| Information provided |
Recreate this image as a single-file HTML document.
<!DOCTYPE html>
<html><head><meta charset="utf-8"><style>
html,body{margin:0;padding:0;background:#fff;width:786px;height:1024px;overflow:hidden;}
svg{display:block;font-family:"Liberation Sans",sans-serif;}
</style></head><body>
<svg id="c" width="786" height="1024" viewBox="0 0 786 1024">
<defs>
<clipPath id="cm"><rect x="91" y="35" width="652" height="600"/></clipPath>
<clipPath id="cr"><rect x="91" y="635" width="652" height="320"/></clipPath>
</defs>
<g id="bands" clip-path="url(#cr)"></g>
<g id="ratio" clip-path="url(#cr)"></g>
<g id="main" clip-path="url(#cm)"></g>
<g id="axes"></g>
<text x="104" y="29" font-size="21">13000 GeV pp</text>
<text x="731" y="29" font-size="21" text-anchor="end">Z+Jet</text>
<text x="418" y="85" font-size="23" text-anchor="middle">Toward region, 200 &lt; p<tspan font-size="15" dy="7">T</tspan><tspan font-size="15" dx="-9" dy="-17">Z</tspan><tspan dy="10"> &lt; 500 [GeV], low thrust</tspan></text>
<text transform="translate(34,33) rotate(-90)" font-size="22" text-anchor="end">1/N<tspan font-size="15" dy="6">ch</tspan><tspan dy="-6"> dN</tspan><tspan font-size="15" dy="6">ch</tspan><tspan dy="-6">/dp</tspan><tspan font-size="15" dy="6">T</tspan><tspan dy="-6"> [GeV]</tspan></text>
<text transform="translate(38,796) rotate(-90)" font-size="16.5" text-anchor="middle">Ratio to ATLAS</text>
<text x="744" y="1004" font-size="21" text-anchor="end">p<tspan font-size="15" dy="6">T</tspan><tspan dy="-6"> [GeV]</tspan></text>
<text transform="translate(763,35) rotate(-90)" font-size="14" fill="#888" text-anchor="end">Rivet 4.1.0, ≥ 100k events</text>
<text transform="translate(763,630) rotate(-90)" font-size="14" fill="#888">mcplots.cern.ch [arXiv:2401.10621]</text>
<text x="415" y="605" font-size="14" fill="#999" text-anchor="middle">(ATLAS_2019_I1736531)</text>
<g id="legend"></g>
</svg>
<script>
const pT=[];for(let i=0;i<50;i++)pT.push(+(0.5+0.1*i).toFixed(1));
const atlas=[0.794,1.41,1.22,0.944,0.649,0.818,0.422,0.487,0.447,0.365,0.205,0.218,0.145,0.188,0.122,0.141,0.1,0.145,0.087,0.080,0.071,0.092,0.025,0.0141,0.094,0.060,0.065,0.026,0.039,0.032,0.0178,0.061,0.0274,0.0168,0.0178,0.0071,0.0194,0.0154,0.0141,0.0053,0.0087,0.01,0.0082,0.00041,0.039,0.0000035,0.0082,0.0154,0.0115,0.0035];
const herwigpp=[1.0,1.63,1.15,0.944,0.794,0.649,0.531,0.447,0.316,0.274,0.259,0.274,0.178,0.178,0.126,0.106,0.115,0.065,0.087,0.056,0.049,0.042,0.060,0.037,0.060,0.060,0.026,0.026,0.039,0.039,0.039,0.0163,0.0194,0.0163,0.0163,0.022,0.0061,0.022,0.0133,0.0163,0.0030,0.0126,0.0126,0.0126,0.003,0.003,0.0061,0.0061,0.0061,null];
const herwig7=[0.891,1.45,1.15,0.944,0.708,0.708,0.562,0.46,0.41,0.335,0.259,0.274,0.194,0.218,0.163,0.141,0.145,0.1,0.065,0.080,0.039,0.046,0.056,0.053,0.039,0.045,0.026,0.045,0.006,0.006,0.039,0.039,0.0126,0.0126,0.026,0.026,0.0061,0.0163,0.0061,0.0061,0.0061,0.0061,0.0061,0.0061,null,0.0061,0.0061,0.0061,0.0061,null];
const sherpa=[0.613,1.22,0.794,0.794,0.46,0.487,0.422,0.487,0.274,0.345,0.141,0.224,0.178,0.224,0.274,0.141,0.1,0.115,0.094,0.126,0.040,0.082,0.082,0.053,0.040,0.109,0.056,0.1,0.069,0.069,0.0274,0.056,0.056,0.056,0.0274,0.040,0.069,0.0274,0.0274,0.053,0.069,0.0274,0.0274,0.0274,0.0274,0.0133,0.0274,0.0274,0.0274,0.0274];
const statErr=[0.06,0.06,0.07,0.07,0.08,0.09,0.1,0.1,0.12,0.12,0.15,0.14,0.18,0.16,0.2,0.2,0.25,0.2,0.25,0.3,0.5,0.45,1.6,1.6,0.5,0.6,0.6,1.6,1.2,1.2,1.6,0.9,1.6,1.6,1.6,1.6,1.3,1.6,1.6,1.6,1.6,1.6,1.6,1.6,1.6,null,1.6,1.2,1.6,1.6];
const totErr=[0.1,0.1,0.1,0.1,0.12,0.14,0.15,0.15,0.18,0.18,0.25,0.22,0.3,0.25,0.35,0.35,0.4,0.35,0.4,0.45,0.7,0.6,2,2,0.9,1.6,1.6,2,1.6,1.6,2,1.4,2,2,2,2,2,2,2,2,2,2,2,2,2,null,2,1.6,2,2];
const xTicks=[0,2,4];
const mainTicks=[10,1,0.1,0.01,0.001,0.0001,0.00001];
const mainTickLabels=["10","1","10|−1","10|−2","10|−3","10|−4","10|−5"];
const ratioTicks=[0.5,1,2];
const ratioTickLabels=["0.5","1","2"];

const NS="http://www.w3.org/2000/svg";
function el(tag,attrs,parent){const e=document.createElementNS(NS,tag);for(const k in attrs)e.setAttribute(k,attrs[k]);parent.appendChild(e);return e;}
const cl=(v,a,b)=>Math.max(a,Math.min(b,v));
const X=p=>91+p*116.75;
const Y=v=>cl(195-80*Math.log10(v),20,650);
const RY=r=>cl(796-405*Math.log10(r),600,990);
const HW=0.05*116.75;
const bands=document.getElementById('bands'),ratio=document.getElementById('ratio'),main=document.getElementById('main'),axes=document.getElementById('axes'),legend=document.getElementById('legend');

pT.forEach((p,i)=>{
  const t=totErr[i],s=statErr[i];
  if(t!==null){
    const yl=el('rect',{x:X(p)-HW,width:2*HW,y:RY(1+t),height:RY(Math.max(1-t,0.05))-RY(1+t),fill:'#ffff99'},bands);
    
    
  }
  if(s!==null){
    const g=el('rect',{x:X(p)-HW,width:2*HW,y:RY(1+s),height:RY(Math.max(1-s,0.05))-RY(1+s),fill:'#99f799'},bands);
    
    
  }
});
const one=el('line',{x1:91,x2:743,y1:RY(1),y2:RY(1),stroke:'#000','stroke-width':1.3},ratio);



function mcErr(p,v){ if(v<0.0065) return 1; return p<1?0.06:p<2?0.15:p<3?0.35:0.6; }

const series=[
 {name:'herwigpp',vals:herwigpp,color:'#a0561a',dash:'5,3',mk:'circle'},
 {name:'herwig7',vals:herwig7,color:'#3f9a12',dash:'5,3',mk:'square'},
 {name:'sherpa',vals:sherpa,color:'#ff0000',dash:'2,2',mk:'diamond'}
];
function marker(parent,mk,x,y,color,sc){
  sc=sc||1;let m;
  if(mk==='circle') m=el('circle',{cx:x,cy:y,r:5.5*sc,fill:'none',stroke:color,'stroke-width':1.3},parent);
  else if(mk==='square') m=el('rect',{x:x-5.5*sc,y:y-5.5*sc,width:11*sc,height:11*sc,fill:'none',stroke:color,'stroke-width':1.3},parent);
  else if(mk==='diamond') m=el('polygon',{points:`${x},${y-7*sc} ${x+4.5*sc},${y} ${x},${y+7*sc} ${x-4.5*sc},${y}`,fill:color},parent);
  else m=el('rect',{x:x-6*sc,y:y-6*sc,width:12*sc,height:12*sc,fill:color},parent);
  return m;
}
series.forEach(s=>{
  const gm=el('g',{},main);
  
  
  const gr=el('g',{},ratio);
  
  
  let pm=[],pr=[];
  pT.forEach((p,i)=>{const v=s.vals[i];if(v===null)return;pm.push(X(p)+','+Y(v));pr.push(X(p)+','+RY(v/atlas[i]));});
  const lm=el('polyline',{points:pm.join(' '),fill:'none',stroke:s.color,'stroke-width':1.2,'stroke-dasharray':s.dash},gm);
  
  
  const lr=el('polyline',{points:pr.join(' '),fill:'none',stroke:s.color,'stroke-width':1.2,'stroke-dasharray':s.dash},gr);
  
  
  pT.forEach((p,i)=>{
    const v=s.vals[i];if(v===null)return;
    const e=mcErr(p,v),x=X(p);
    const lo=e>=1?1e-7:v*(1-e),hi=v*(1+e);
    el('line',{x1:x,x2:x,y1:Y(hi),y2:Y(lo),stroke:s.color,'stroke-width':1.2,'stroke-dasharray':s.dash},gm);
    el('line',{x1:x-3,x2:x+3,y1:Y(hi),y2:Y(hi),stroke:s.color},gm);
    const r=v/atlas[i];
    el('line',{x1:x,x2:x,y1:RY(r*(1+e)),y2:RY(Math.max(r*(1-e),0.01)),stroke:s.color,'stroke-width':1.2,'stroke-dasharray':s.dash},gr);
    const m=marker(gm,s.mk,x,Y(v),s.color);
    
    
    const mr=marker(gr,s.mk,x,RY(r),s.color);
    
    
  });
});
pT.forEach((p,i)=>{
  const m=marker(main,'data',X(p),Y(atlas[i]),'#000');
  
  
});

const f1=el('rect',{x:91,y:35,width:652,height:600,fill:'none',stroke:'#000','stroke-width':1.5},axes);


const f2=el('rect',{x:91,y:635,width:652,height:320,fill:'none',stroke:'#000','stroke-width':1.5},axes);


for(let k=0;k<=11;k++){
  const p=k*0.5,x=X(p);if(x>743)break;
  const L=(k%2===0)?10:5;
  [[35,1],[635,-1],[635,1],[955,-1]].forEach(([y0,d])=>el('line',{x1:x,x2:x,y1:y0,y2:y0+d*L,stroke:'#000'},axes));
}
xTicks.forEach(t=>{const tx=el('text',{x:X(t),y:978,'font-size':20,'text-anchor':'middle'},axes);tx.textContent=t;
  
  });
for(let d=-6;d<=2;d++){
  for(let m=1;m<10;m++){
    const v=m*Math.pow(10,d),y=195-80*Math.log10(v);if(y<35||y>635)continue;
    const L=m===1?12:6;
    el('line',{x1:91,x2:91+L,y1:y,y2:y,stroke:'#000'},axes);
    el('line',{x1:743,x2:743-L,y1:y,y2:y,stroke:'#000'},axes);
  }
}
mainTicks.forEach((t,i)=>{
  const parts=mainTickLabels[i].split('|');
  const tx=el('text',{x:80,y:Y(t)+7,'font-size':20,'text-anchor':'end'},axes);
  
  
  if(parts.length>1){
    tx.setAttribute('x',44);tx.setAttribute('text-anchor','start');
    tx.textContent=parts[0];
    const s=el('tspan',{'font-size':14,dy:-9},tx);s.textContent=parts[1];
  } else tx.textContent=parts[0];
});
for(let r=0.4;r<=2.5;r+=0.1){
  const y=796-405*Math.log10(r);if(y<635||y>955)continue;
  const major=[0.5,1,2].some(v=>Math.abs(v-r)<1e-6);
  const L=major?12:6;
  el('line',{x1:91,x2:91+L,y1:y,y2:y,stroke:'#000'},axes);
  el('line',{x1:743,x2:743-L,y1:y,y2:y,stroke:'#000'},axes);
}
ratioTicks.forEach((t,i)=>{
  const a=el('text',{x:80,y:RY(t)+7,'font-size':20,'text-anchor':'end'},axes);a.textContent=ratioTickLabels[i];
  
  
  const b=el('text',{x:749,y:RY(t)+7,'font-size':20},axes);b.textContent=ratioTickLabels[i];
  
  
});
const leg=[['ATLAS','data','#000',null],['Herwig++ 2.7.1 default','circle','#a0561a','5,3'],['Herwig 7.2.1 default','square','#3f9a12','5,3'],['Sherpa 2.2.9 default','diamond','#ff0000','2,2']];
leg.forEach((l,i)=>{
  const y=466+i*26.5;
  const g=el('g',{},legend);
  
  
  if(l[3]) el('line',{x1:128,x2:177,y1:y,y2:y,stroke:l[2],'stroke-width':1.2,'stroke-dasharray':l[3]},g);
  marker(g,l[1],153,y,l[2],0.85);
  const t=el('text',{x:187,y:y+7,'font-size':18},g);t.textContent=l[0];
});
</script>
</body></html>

| Problem details |
Pull out and copy each line containing the string "document".

| Result for this exercise |
Recreate this image as a single-file HTML document.
function el(tag,attrs,parent){const e=document.createElementNS(NS,tag);for(const k in attrs)e.setAttribute(k,attrs[k]);parent.appendChild(e);return e;}
const bands=document.getElementById('bands'),ratio=document.getElementById('ratio'),main=document.getElementById('main'),axes=document.getElementById('axes'),legend=document.getElementById('legend');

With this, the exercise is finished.